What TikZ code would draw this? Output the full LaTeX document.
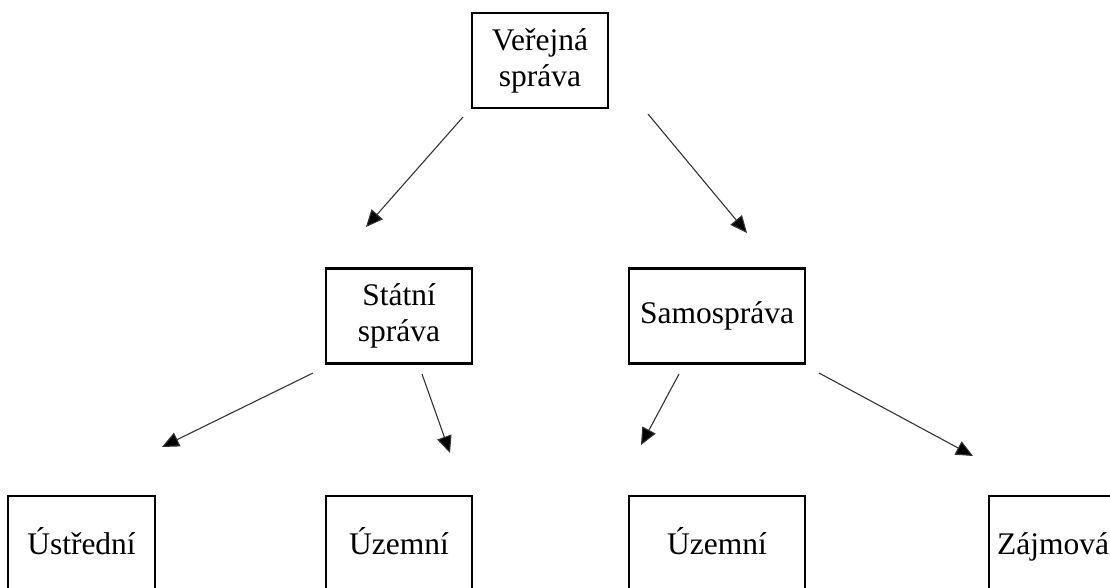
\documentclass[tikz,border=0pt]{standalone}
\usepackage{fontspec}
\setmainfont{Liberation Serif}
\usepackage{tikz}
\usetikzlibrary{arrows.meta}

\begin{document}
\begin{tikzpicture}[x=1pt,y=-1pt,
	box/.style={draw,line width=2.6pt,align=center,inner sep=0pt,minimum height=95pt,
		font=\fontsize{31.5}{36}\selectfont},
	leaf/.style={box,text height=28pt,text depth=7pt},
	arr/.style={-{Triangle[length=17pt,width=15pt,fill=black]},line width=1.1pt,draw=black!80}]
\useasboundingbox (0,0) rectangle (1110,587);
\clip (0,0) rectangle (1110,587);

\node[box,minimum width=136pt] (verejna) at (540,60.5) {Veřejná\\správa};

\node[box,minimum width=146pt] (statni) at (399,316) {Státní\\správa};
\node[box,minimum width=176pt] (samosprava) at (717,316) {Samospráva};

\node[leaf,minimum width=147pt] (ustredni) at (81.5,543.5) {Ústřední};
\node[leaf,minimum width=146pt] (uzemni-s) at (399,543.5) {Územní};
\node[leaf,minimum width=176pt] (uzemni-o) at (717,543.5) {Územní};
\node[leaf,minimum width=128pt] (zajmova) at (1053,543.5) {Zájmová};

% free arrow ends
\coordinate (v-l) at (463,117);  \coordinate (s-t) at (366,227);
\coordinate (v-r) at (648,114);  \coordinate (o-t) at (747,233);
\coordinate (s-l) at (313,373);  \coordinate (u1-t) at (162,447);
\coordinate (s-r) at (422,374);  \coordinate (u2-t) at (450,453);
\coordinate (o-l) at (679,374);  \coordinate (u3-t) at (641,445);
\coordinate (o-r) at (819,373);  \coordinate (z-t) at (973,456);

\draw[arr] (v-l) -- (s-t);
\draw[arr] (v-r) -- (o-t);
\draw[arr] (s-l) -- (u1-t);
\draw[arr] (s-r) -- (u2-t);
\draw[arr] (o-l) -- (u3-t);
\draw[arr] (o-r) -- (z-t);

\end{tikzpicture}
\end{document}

━━━━━━━━━━━━━━━━━━━━

▸ **Exercise task**: Scan the listing above for the word "draw" and show each line where it is found.

▸ **Output for this exercise**:
What TikZ code would draw this? Output the full LaTeX document.
	box/.style={draw,line width=2.6pt,align=center,inner sep=0pt,minimum height=95pt,
	arr/.style={-{Triangle[length=17pt,width=15pt,fill=black]},line width=1.1pt,draw=black!80}]
\draw[arr] (v-l) -- (s-t);
\draw[arr] (v-r) -- (o-t);
\draw[arr] (s-l) -- (u1-t);
\draw[arr] (s-r) -- (u2-t);
\draw[arr] (o-l) -- (u3-t);
\draw[arr] (o-r) -- (z-t);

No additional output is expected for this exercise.